RGR RACA FID mAP AP50 AP75
13.82 34.9 55.5 37.7
13.21 35.3 56.0 38.1
12.85 35.5 56.2 38.4

Data-Scarce Scenarios

Method 1% Data 5% Data 10% Data
Real only 0.3 13.0 18.5
ControlNet 2.5 15.9 21.2
ReCon 3.9 16.7 21.7
ReCon + RandAugment 4.2 17.1 22.0

Key Findings

  • ReCon without training surpasses GeoDiffusion fine-tuned on COCO (35.5 vs. 34.8 mAP).
  • The two components (RGR + RACA) are complementary: RGR improves spatial consistency, while RACA improves semantic consistency.
  • Augmentation efficiency is notable: 3× ReCon augmentation outperforms 7× ControlNet baseline augmentation.
  • The method is compatible with multiple detectors (Faster R-CNN, RetinaNet, YOLOX, DEIM) and generative models (ControlNet, GLIGEN, Instance Diffusion).
  • Effectiveness is also demonstrated on VOC (77.1 → 78.5 mAP), validating cross-dataset generalizability.
  • Stronger perception models (Swin-Base vs. Swin-Tiny) yield further improvements.

Highlights & Insights

  • Training-free plug-and-play: Leverages existing perception (Grounded-SAM) and generative models (ControlNet) to substantially improve data quality without any fine-tuning.
  • Closed-loop control during sampling: Rather than post-generation filtering, ReCon performs real-time detection and rectification during sampling, which is more efficient and preserves diversity.
  • Exploiting the overridability of diffusion sampling: A key mathematical insight that regional substitution at intermediate steps does not disrupt the overall generation process.
  • Data-scarcity friendly: Particularly suited for annotation-limited scenarios, which are precisely the settings where data augmentation is most needed.

Limitations & Future Work

  • Relies on the detection quality of Grounded-SAM; may fail for categories that are difficult for SAM to handle.
  • Multiple perception model invocations during sampling increase generation time.
  • RACA requires independent text feature encoding per category, which may introduce overhead when the number of categories is large.
  • Validated only on 2D detection; applicability to 3D object detection and dynamic scenes remains unexplored.
  • The rectification timestep schedule (0.75T, 0.50T, etc.) is manually defined as a hyperparameter.

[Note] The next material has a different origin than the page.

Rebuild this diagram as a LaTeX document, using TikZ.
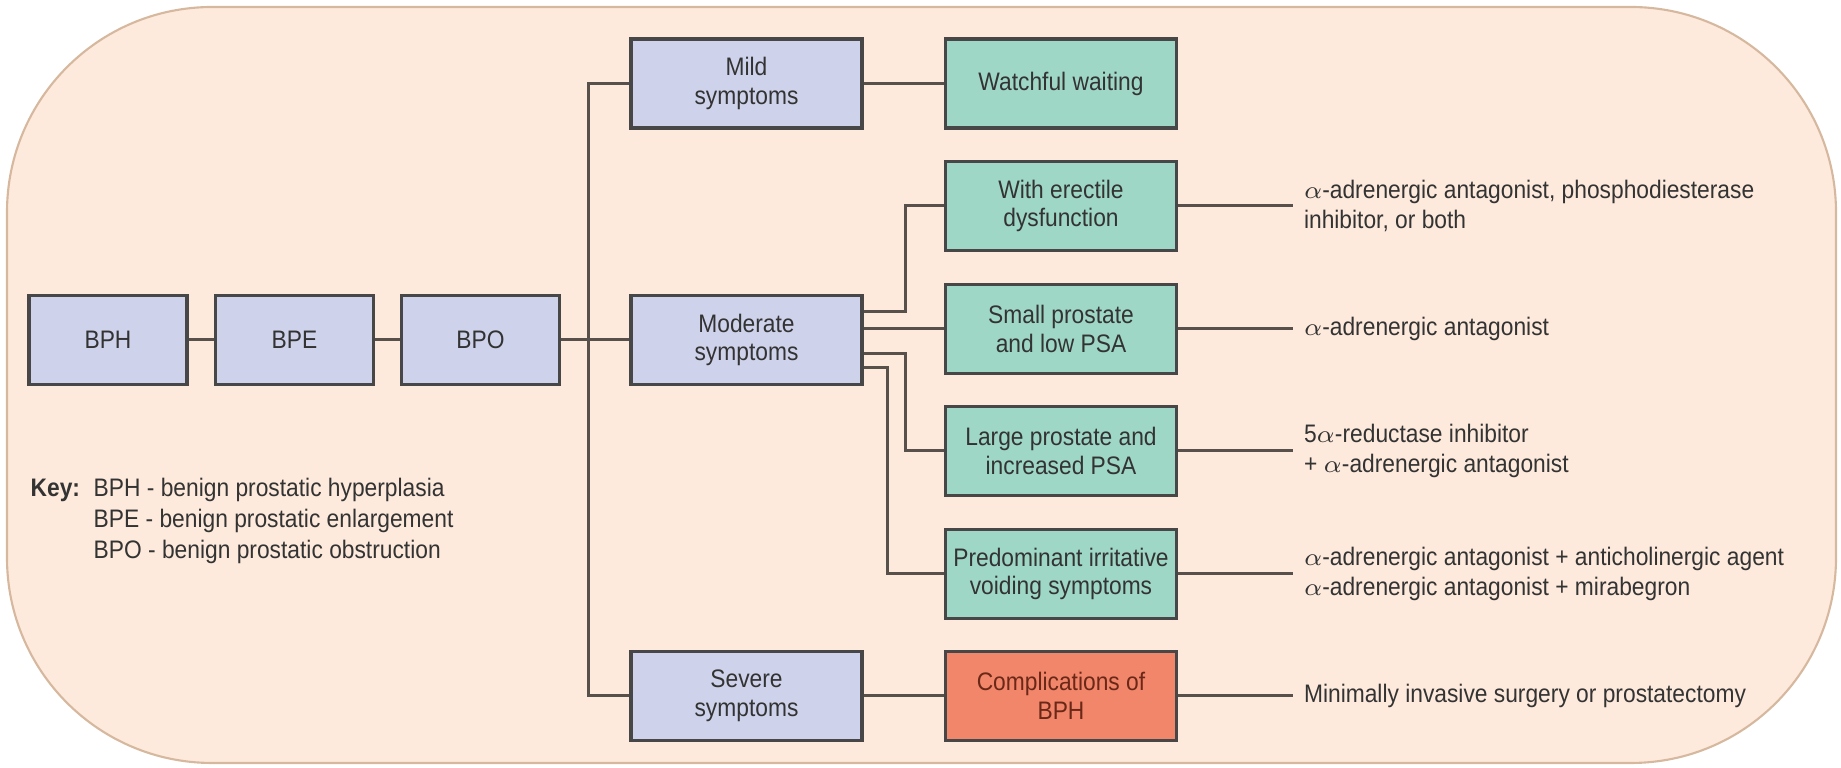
\documentclass[tikz,border=0pt]{standalone}
\usepackage{fontspec}
\setmainfont{Liberation Sans}[FakeStretch=0.9]
\usetikzlibrary{calc}
\definecolor{bgfill}{HTML}{FDEADC}
\definecolor{bgline}{HTML}{D6B89F}
\definecolor{bluebox}{HTML}{CED3EB}
\definecolor{tealbox}{HTML}{9FD7C6}
\definecolor{redbox}{HTML}{F2866A}
\definecolor{boxline}{HTML}{474747}
\definecolor{conn}{HTML}{57504B}
\definecolor{txt}{HTML}{333333}
\definecolor{redtxt}{HTML}{6A2818}
\tikzset{
  box/.style={draw=boxline, line width=1pt, minimum width=2.31cm, minimum height=0.89cm,
    align=center, text=txt, inner sep=0pt, font=\fontsize{7.2}{8.2}\selectfont},
  bluebx/.style={box, fill=bluebox},
  smallbx/.style={bluebx, minimum width=1.58cm},
  tealbx/.style={box, fill=tealbox},
  redbx/.style={box, fill=redbox, text=redtxt},
  rtext/.style={anchor=west, align=left, inner xsep=1mm, inner ysep=0pt, text=txt,
    font=\fontsize{7.2}{8.4}\selectfont},
  keytext/.style={anchor=west, inner sep=0pt, text=txt, font=\fontsize{7.2}{8.4}\selectfont},
  link/.style={draw=conn, line width=0.85pt}
}
\begin{document}
\begin{tikzpicture}[x=0.01cm, y=-0.01cm]
\useasboundingbox (0,0) rectangle (1841,768);
\draw[fill=bgfill, draw=bgline, line width=0.6pt, rounded corners=2.05cm] (7,7) rectangle (1836,763);

% left chain
\node[smallbx] (bph) at (108,340) {BPH};
\node[smallbx] (bpe) at (294.5,340) {BPE};
\node[smallbx] (bpo) at (480.5,340) {BPO};

% symptom boxes
\node[bluebx] (mild) at (746.5,83.5) {Mild\\symptoms};
\node[bluebx] (mod) at (746.5,340) {Moderate\\symptoms};
\node[bluebx] (sev) at (746.5,696) {Severe\\symptoms};

% treatment boxes
\node[tealbx] (watch) at (1061,83.5) {Watchful waiting};
\node[tealbx] (erec) at (1061,206) {With erectile\\dysfunction};
\node[tealbx] (small) at (1061,329) {Small prostate\\and low PSA};
\node[tealbx] (large) at (1061,451) {Large prostate and\\increased PSA};
\node[tealbx] (pred) at (1061,574) {Predominant irritative\\voiding symptoms};
\node[redbx] (comp) at (1061,696) {Complications of\\BPH};

% right texts
\node[rtext] (t1) at ($(erec.east)+(115,0)$) {$\alpha$-adrenergic antagonist, phosphodiesterase\\inhibitor, or both};
\node[rtext] (t2) at ($(small.east)+(115,0)$) {$\alpha$-adrenergic antagonist};
\node[rtext] (t3) at ($(large.east)+(115,0)$) {5$\alpha$-reductase inhibitor\\+ $\alpha$-adrenergic antagonist};
\node[rtext] (t4) at ($(pred.east)+(115,0)$) {$\alpha$-adrenergic antagonist + anticholinergic agent\\$\alpha$-adrenergic antagonist + mirabegron};
\node[rtext] (t5) at ($(comp.east)+(115,0)$) {Minimally invasive surgery or prostatectomy};

% key
\node[keytext, font=\fontsize{7.2}{8.4}\selectfont\bfseries] (key) at (30,490) {Key:};
\node[keytext] (k1) at (93,490) {BPH - benign prostatic hyperplasia};
\node[keytext] (k2) at (93,521) {BPE - benign prostatic enlargement};
\node[keytext] (k3) at (93,552) {BPO - benign prostatic obstruction};

% connectors
\draw[link] (bph) -- (bpe);
\draw[link] (bpe) -- (bpo);
\draw[link] (bpo) -- (mod);
\draw[link] (mild.west) -- ++(-41,0) |- (sev.west);
\draw[link] (mild) -- (watch);
\draw[link] (sev) -- (comp);
\draw[link] ($(mod.east)+(0,-28)$) -| ($(erec.west)+(-38,0)$) -- (erec.west);
\draw[link] (mod.east |- small.west) -- (small.west);
\draw[link] ($(mod.east)+(0,14)$) -| ($(large.west)+(-38,0)$) -- (large.west);
\draw[link] ($(mod.east)+(0,28)$) -| ($(pred.west)+(-56,0)$) -- (pred.west);
\draw[link] (erec) -- (t1.west);
\draw[link] (small) -- (t2.west);
\draw[link] (large) -- (t3.west);
\draw[link] (pred) -- (t4.west);
\draw[link] (comp) -- (t5.west);
\end{tikzpicture}
\end{document}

ReCon's key innovation lies in shifting the evaluation of generation quality from post-generation filtering to online control during the generation process. This idea is analogous to the sampling-process guidance in DistDiff, but ReCon employs region-level rectification via a detection model rather than global feature guidance. Compared to the perception-aware loss training in DetDiffusion, ReCon offers a training-free alternative. Its plug-and-play nature allows seamless integration into any diffusion-based data augmentation pipeline.

Rating

  • Novelty: ⭐⭐⭐⭐ The idea of region-level in-sampling rectification is novel, though individual components are not entirely new.
  • Experimental Thoroughness: ⭐⭐⭐⭐⭐ Comprehensive evaluation across multiple datasets, detectors, baselines, data-scarce settings, and ablations.
  • Writing Quality: ⭐⭐⭐⭐ Method description is clear, with rich visual comparisons.
  • Value: ⭐⭐⭐⭐ A highly practical training-free augmentation method with outstanding value in data-scarce scenarios.